Key Points
- Cava (CAVA) stock dropped 16% after reporting a Q2 same-store sales growth of just 2.1%, far below the expected 6% and a slowdown from prior double-digit growth.
- Chipotle (CMG) saw a 4% decline in same-store sales in Q2, worse than the 2.3% drop in Q1, leading to a revised lower full-year forecast.
- Sweetgreen (SG) experienced the largest decline with a 7.6% drop in same-store sales, resulting in a stock fall of over 20%.
- All three companies noted a challenging consumer environment, with reduced spending and macroeconomic uncertainty impacting demand.

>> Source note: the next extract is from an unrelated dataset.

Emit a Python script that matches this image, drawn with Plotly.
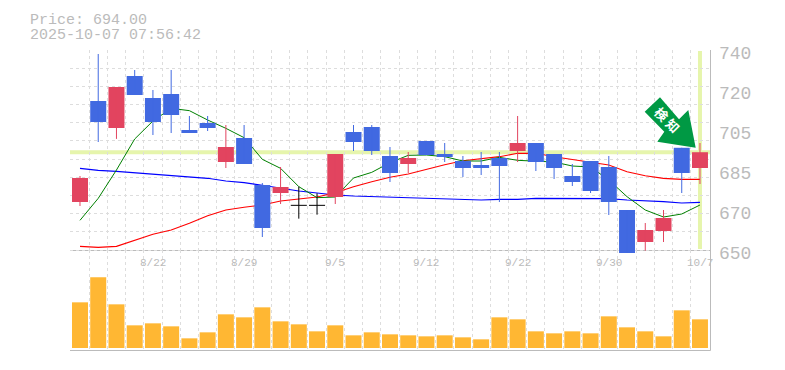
import plotly.graph_objects as go

W, H = 785, 370

DATES = ["8/18","8/19","8/20","8/21","8/22","8/25","8/26","8/27","8/28","8/29","9/1","9/2","9/3","9/4","9/5",
         "9/8","9/9","9/10","9/11","9/12","9/16","9/17","9/18","9/19","9/22","9/24","9/25","9/26","9/29","9/30",
         "10/1","10/2","10/3","10/6","10/7"]
OPEN = [671.6,717.05,704.9,728.3,718.4,720.2,704,707.15,689.6,700.4,679.25,675.65,670.1,670.1,673.85,
        703.1,705.35,692.3,688.7,699.05,693.2,690.05,688.25,691.4,694.55,698.15,693.2,683.3,690.05,687.35,
        668,653.6,658.55,696,686.9]
HIGH = [683.3,738.2,723.35,731,722,731,710.3,710.3,706.25,706.25,680.15,687.35,678.5,675.5,693.2,
        706.25,706.25,696.35,694.1,699.05,698.15,692.3,694.1,694.1,710.3,698.15,693.2,688.7,690.05,692.3,
        668,662.15,668,696,698.15]
LOW = [669.8,698.6,700,719.75,701.75,702.65,702.65,703.55,686.9,688.7,655.85,670.7,664.1,665.9,670.7,
       694.55,692.75,680.6,684.65,692.75,689.6,682.85,683.75,671.6,689.6,685.55,681.95,678.8,675.65,665.75,
       648.65,649.7,653.6,675.65,679.7]
CLOSE = [682.4,707.6,723.35,719.75,707.6,710.75,702.65,704.9,696.35,688.7,659.9,678.35,670.1,670.1,693.2,
         698.6,694.55,684.65,691.4,692.75,691.85,686.9,686.9,687.8,698.15,689.6,686.9,680.6,676.55,671.6,
         648.65,659,664.4,684.65,694]
MA_GREEN = [663.35,673.25,686,699.95,708.05,713.75,712.7,708.5,704.75,700.55,690.8,686.75,678.5,673.55,673.85,
            682.4,684.95,689.3,692.6,692.75,692,690.05,690.05,691.7,690.35,690.05,689.6,687.8,687.35,681.5,
            674,668,664.85,666.2,670.25]
MA_RED = [651.65,651.2,651.65,654.5,657.05,659,662,665.45,668,669.2,670.25,672.05,673.1,673.85,675.8,
          678.5,680.75,682.7,684.2,686.45,688.4,690.2,690.95,692,693.5,693.5,692,690.8,689.75,688.25,
          685.25,683.45,682.25,681.8,681.8]
MA_BLUE = [686.75,685.85,685.4,684.8,684.2,683.6,683.15,682.25,681.05,680.3,679.1,677.75,676.55,675.65,674.75,
           674.3,674,673.85,673.4,673.25,672.95,672.5,672.5,672.8,672.8,673.25,673.25,673.25,673.25,673.1,
           672.5,672.2,671.75,671.15,671.45]
VOLUME = [137,212,131,68,74,65,29,47,101,92,122,80,71,50,68,38,47,41,
          38,35,38,32,26,92,86,50,44,50,44,95,62,50,35,113,86]
PRICE_TICKS = [650,668,686,704,722,740]
PRICE_TEXT = ["650","670","685","705","720","740"]
DATE_TICK_IDX = [4,9,14,19,24,29,34]
LAST_PRICE = 694

FONT = "Liberation Mono"
GREY = "#bbbbbb"
GRID = "#dddddd"
RED = "#e2445f"
BLUE = "#4169e1"
BLACK = "#000000"
YELLOW = "#e6f5ac"
GREEN_ARROW = "#009944"

X = list(range(len(DATES)))
px = lambda v: v / W
py = lambda v: 1 - v / H
pick = lambda arr, idx: [arr[i] for i in idx]
UP = [i for i in X if CLOSE[i] > OPEN[i]]
DOWN = [i for i in X if CLOSE[i] < OPEN[i]]
DOJI = [i for i in X if CLOSE[i] == OPEN[i]]

fig = go.Figure()
for vals, col, w in [(MA_BLUE, "#0000ff", 1.1), (MA_RED, "#ff0000", 1.1), (MA_GREEN, "#008000", 1)]:
    fig.add_trace(go.Scatter(x=X, y=vals, mode="lines", line=dict(color=col, width=w),
                             xaxis="x", yaxis="y", hoverinfo="skip"))

# bodies
for idx, col in [(UP, RED), (DOWN, BLUE)]:
    fig.add_trace(go.Bar(x=idx, base=[min(OPEN[i], CLOSE[i]) for i in idx],
                         y=[abs(CLOSE[i] - OPEN[i]) for i in idx], width=0.877,
                         marker=dict(color=col, line=dict(width=0)), xaxis="x", yaxis="y2", hoverinfo="skip"))
# wicks, and the level mark of open == close days (error bars stay pixel-crisp)
for idx, col in [(UP, RED), (DOWN, BLUE), (DOJI, BLACK)]:
    kw = {}
    if col == BLACK:
        kw["error_x"] = dict(type="constant", value=0.44, color=col, thickness=1, width=0)
    fig.add_trace(go.Scatter(
        x=idx, y=pick(CLOSE, idx), mode="markers", marker=dict(size=1, opacity=0),
        error_y=dict(type="data", symmetric=False, array=[HIGH[i] - CLOSE[i] for i in idx],
                     arrayminus=[CLOSE[i] - LOW[i] for i in idx], color=col, thickness=1, width=0),
        xaxis="x", yaxis="y2", hoverinfo="skip", **kw))
fig.add_trace(go.Bar(x=X, y=VOLUME, width=0.877, marker=dict(color="#ffb733", line=dict(width=0)),
                     xaxis="x2", yaxis="y3", hoverinfo="skip"))

# callout arrow, on a hidden axis pair scaled in page pixels
ARROW_X = [660, 644.7, 664.3, 657.3, 695.7, 688.3, 679, 660]
ARROW_Y = [97.3, 111.7, 131.7, 141.7, 147.7, 110, 119.3, 97.3]
fig.add_trace(go.Scatter(x=ARROW_X, y=ARROW_Y, mode="lines", fill="toself", fillcolor=GREEN_ARROW,
                         line=dict(width=0, color=GREEN_ARROW), xaxis="x3", yaxis="y4", hoverinfo="skip"))

xr = [-0.548, 34.55]
xgrid = [i - 0.5 for i in X] + [34.5]
ygrid = [650 + k * 90 / 11 for k in range(12)]
pr = [648.2, 740]
pdom = [py(254), py(50)]
gridkw = dict(showgrid=True, gridcolor=GRID, griddash="3px,3px", gridwidth=1, zeroline=False,
              showticklabels=False, ticks="")
hidden = dict(showgrid=False, zeroline=False, showticklabels=False, ticks="")
fig.update_layout(
    width=W, height=H, autosize=False, margin=dict(l=0, r=0, t=0, b=0),
    paper_bgcolor="white", plot_bgcolor="rgba(0,0,0,0)", showlegend=False, barmode="overlay",
    xaxis=dict(domain=[px(70), px(710)], range=xr, tickmode="array", tickvals=xgrid, anchor="y", **gridkw),
    yaxis=dict(domain=pdom, range=pr, tickmode="array", tickvals=ygrid, anchor="x", **gridkw),
    yaxis2=dict(domain=pdom, range=pr, overlaying="y", anchor="x", **hidden),
    xaxis2=dict(domain=[px(70), px(710)], range=xr, tickmode="array", tickvals=xgrid, anchor="y3",
                showline=False, **gridkw),
    yaxis3=dict(domain=[py(350), py(250)], range=[-6, 294], anchor="x2", **hidden),
    xaxis3=dict(domain=[0, 1], range=[0, W], anchor="y4", **hidden),
    yaxis4=dict(domain=[0, 1], range=[H, 0], anchor="x3", **hidden),
)

shapes = [
    dict(type="line", xref="x", yref="y", x0=xr[0], x1=xr[1], y0=LAST_PRICE, y1=LAST_PRICE,
         line=dict(color=YELLOW, width=4), layer="below"),
    dict(type="line", xref="x", yref="paper", x0=34, x1=34, y0=py(51), y1=py(249),
         line=dict(color=YELLOW, width=4), layer="below"),
    dict(type="line", xref="paper", yref="paper", x0=px(70), x1=px(710.5), y0=py(250.5), y1=py(250.5),
         line=dict(color=GREY, width=1), layer="below"),
    dict(type="line", xref="paper", yref="paper", x0=px(70), x1=px(710.5), y0=py(350.5), y1=py(350.5),
         line=dict(color=GREY, width=1), layer="above"),
    dict(type="line", xref="paper", yref="paper", x0=px(710.5), x1=px(710.5), y0=py(50), y1=py(350.5),
         line=dict(color=GREY, width=1), layer="above"),
]
fig.update_layout(shapes=shapes)

ann = [
    dict(text=f"Price: {LAST_PRICE:.2f}", x=px(28), y=py(20)),
    dict(text="2025-10-07 07:56:42", x=px(28), y=py(35)),
]
annotations = [dict(xref="paper", yref="paper", xanchor="left", yanchor="middle", showarrow=False,
                    font=dict(family=FONT, size=15, color=GREY), **a) for a in ann]
for v, t in zip(PRICE_TICKS, PRICE_TEXT):
    annotations.append(dict(text=t, xref="paper", yref="y", x=px(717), y=v, yshift=-4, xanchor="left",
                            yanchor="middle", showarrow=False, font=dict(family=FONT, size=18, color=GREY)))
for i in DATE_TICK_IDX:
    annotations.append(dict(text=DATES[i], xref="x2", yref="paper", x=i, y=py(263), xanchor="center",
                            yanchor="middle", showarrow=False, font=dict(family=FONT, size=11, color=GREY)))
annotations.append(dict(text="検 知", xref="paper", yref="paper", x=px(667.2), y=py(119.5), textangle=45,
                        xanchor="center", yanchor="middle", showarrow=False,
                        font=dict(family="Noto Sans CJK JP", size=13, color="#ffffff", weight="bold")))
fig.update_layout(annotations=annotations)

fig.write_html("out.html", config=dict(displayModeBar=False),
               post_script="document.body.style.margin='0';document.body.style.overflow='hidden';")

- Strategies to recover include menu innovation and emphasizing value, such as Cava’s new offerings and Chipotle’s focus on communicating affordability.
Summary
The second quarter proved challenging for popular fast-casual chains Cava, Chipotle, and Sweetgreen, as they reported significant declines in same-store sales amid a tough consumer environment. Cava’s sales grew by only 2.1%, missing analyst expectations of 6%, leading to a 16% stock drop. Chipotle saw a 4% sales decline, worse than the previous quarter, prompting a cut in its full-year forecast, while Sweetgreen faced the steepest fall at 7.6%, with shares plummeting over 20%. CEOs from all three companies highlighted macroeconomic pressures and reduced consumer spending as key factors, with Cava’s Brett Schulman noting a cautious consumer mindset. Stock losses this year are substantial, with Chipotle down over 25%, Cava over 35%, and Sweetgreen nearly 70%. Despite the downturn, there are signs of recovery, as Cava reported improved sales trends exiting the quarter. To combat the slowdown, the chains are focusing on menu innovation—such as Cava’s new chicken shawarma—and emphasizing value to attract budget-conscious customers. Chipotle aims to better communicate affordability, while Sweetgreen is reevaluating offerings like its ripple fries. Analysts suggest that lapping a strong 2024 and ongoing consumer volatility continue to pose challenges for these brands in maintaining market share.